1 of 8 in Series: The Essentials of Accessing Digital Content for Home Theaters

Soon, the Internet will be the primary way you get digital content (including music, TV shows, movies, and home videos) into your home theater. Until recently, most of the content destined for your home theater came in the form of DVDs, camcorder tapes, VHS videos, MP3s, CDs, and audio tapes.

High-speed Internet connectivity will enable you to download a lot of content for viewing whenever you like. Here’s a rundown of the key concepts you should know about digital content:

  • File encoding: Digital music and video files are encoded (converted to digital formats) using specific encoding formats. For audio, MP3 is most common, but many others are out there, including Windows Media Audio (WMA), and Advanced Audio Code (AAC). Similarly, there are a number of video formats (such as WMV and MPEG).

    Your home theater equipment (be it a PC, a media player, or something else) must support the audio or video format you’re downloading.

  • Streaming versus downloading: There are two predominant ways of sending audio or video content: streaming and downloading. Streaming video means that there is no local copy of the video on your device. It plays while it is delivered over your home network, or the Internet, or both. Many Internet connections aren't fast enough to play really high-quality streaming video, so you find that many Internet movies are downloaded to your machine instead.
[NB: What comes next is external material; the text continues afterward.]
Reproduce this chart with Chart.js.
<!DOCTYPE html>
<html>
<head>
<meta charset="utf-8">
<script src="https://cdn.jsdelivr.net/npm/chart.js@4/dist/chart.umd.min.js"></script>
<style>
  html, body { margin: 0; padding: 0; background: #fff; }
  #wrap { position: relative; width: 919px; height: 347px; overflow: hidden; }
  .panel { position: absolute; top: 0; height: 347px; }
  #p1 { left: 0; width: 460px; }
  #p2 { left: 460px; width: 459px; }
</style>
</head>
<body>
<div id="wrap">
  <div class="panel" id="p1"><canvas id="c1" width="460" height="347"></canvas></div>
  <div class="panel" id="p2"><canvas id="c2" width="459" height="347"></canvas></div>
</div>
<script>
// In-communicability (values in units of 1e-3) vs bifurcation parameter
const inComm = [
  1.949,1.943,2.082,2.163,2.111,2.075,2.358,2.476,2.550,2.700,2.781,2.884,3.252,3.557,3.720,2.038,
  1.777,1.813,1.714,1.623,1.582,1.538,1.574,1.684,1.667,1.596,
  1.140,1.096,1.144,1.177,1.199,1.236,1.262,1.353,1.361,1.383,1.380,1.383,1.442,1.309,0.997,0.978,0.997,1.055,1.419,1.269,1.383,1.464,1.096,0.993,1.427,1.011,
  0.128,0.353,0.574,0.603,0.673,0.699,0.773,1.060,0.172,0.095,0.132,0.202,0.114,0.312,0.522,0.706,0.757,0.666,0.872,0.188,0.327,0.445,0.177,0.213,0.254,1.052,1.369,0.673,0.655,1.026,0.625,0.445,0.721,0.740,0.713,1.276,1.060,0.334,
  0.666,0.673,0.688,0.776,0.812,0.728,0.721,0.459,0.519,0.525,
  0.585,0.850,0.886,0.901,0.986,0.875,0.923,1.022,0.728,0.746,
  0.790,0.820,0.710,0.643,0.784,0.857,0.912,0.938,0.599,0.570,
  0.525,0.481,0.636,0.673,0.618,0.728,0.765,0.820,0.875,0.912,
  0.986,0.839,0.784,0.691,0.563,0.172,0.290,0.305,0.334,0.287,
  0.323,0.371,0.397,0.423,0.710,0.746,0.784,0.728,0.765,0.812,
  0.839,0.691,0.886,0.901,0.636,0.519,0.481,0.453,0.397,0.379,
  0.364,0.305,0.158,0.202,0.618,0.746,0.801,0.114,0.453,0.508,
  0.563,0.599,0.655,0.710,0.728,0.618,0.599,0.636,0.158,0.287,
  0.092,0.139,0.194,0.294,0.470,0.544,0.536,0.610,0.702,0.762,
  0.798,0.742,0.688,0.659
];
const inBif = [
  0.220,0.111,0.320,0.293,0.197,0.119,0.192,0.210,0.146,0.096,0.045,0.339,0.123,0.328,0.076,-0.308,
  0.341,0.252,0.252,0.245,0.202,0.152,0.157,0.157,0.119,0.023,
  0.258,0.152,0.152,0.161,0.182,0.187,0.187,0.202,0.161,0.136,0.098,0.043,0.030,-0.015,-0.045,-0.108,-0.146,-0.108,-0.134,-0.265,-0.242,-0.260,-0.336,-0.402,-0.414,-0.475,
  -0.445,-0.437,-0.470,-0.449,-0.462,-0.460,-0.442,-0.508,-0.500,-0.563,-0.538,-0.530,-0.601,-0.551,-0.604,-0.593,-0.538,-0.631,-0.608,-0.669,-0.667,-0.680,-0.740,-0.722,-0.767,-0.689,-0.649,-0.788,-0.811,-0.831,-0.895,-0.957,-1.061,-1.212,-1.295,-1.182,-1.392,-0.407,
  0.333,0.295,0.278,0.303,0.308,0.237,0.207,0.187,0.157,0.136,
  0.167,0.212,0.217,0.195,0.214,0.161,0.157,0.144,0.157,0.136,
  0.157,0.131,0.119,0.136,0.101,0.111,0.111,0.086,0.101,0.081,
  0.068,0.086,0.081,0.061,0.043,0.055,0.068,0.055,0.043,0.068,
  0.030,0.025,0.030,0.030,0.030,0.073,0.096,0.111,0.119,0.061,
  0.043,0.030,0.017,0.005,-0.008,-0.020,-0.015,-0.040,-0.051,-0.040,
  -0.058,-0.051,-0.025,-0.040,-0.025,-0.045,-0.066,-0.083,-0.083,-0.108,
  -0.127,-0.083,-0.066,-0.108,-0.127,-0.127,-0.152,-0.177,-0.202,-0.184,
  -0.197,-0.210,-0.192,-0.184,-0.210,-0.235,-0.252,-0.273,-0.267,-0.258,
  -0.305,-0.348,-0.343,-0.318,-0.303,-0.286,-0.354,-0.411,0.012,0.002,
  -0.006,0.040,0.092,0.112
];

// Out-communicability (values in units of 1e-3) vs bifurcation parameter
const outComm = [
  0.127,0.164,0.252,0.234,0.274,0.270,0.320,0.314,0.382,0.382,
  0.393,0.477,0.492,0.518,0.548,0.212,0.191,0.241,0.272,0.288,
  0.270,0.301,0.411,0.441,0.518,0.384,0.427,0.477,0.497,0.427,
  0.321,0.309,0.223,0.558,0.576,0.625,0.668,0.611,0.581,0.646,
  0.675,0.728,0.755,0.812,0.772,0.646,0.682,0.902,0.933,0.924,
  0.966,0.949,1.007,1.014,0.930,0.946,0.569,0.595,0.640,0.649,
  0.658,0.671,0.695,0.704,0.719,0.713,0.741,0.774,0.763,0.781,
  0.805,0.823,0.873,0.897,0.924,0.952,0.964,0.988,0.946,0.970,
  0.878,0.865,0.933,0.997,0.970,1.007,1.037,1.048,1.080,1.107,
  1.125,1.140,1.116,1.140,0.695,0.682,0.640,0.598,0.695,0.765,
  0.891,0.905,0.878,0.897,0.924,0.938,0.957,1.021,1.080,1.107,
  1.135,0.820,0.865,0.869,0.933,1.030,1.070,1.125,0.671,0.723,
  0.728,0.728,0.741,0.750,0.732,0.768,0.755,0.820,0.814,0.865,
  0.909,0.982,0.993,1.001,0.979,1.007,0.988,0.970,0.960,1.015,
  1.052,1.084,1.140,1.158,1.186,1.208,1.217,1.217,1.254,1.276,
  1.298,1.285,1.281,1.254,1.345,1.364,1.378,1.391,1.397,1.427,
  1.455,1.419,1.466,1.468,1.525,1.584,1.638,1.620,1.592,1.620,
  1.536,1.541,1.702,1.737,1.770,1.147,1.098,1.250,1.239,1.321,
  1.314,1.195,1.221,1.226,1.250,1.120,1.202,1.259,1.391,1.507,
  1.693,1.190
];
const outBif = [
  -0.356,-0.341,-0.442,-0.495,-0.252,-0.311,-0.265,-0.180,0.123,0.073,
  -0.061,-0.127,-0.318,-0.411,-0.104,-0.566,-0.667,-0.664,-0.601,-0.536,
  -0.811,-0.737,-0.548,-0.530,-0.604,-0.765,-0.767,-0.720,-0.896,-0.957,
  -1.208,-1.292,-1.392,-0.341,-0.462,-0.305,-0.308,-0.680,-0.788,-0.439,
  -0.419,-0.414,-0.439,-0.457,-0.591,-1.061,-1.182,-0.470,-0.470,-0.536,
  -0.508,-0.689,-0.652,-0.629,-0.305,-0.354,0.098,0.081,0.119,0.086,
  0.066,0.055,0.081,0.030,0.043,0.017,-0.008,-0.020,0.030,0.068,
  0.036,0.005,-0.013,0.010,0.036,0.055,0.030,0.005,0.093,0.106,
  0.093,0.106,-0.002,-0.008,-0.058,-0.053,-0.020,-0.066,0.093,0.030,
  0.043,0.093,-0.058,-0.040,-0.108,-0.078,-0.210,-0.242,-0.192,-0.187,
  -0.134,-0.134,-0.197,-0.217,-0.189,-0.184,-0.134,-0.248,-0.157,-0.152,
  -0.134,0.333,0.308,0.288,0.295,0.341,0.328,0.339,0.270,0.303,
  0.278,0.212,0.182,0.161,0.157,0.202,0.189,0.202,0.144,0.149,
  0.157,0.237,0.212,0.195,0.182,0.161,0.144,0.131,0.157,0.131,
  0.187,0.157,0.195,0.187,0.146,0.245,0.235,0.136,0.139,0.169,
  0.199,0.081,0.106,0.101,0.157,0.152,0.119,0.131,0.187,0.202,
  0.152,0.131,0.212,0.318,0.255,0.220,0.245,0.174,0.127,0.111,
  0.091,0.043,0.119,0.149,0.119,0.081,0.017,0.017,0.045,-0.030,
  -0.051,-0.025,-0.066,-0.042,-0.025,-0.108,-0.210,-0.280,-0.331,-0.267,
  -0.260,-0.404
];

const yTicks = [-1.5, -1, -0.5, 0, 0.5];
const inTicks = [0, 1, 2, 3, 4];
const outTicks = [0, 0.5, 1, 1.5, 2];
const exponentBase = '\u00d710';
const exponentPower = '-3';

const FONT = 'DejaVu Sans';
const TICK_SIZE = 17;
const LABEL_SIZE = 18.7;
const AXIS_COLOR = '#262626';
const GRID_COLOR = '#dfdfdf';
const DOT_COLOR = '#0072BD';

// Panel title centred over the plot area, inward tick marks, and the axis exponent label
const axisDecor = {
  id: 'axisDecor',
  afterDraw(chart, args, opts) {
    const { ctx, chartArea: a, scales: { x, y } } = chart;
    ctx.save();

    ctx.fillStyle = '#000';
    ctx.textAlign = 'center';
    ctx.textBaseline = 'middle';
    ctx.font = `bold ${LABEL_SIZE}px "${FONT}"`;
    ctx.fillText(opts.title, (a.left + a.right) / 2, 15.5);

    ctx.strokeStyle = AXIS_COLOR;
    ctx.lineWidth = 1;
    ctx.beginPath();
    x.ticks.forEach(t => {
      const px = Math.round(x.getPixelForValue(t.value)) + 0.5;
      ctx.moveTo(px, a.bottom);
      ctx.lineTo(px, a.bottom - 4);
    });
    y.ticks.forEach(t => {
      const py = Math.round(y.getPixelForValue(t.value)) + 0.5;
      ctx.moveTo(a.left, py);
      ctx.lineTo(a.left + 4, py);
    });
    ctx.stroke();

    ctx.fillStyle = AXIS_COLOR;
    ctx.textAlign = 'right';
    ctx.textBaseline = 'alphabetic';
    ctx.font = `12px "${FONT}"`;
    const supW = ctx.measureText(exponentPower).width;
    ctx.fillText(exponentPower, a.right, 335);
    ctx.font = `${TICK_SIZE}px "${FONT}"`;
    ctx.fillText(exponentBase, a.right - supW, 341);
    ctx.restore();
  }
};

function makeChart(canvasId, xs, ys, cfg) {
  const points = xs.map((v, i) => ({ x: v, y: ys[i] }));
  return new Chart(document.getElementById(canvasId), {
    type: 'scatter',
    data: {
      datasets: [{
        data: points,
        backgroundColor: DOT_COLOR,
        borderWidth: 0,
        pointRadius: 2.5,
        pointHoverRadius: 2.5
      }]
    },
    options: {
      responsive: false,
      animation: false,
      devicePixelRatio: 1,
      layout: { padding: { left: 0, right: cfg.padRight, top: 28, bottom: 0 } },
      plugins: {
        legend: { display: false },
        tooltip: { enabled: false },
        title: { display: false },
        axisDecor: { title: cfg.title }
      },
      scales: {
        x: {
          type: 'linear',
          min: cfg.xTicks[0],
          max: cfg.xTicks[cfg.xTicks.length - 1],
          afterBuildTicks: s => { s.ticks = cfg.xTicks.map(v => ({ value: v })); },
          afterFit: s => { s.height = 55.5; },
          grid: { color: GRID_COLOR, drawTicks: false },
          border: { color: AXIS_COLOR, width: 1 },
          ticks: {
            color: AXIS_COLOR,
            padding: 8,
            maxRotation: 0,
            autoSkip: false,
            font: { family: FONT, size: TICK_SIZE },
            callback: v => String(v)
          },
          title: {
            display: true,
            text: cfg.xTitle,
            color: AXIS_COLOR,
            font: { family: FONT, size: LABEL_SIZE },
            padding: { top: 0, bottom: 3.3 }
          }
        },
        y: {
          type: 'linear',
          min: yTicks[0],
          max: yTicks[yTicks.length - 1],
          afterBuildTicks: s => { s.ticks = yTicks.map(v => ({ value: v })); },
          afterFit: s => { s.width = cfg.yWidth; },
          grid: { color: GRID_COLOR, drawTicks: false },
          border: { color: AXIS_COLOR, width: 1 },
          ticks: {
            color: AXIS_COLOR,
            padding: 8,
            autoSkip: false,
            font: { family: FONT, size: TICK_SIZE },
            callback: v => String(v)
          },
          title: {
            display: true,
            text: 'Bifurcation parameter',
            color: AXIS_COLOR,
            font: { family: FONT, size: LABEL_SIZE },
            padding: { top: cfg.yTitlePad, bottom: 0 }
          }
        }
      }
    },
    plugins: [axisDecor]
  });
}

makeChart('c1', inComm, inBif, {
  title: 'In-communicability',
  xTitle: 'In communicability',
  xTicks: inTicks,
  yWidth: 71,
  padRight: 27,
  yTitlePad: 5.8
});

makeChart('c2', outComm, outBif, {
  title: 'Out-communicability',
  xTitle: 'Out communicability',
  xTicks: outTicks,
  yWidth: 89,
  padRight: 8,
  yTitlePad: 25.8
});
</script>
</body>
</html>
  • Internet radio: Internet radio is exactly what it sounds like — radio stations broadcasting in a streaming fashion over the Internet. So if you are a college student and you miss your favorite radio station back home, you can still listen to it via streaming audio over the Internet.

  • Podcasts: Podcasts are the equivalent of downloaded Internet radio. These files contain audio (and, more and more, video) that often is packaged like daily newscasts or commentary. Podcasts are so-named because they initially were targeted toward easy dissemination of content to iPod users.

  • Video search: Video search is catching on fast. Video search engines scour the Web and find content based on keywords and file formats and then make this available through an onscreen interface. Google has perhaps the best-known search interface at Google Video, but there are others, such as Yahoo! Video.

  • File sharing: File-sharing networks are networks set up for, not surprisingly, sharing files. These sites are typically used for sharing files that may be too large for e-mail attachments.

  • Peer-to-peer: Peer-to-peer (P2P) means that you directly connect to other people’s computers to download files, instead of going to a central file server. Peer-to-peer networks allow multiple users to share files simultaneously — you’ll often be downloading and uploading different “chunks” of a file to and from numerous folks at the same time. Peer-to-peer is not just used for file sharing — you also probably use it for some instant messaging services, too.

  • Digital rights management (DRM): If you download a lot of iTunes songs, you’ve run into DRM restrictions when trying to load your songs to other devices. If you’ve ever tried to copy a DVD, you’ve encountered DRM. In many instances, you cannot record or copy content because special coding in the content itself prevents you from doing this.

    DRM exists for a reason — to protect the copyright interests of the music, movie, and other content owners. Managing who has rights to do what with which digital assets is a key function of any DRM system.

    The rules for sharing content are defined both technically and legally. You can do a lot of stuff technically — that does not make it legal. You can safely assume that the law says you can’t copy anything unless you are told you explicitly can. You also can pretty much assume you cannot rebroadcast or retransmit the content in any way.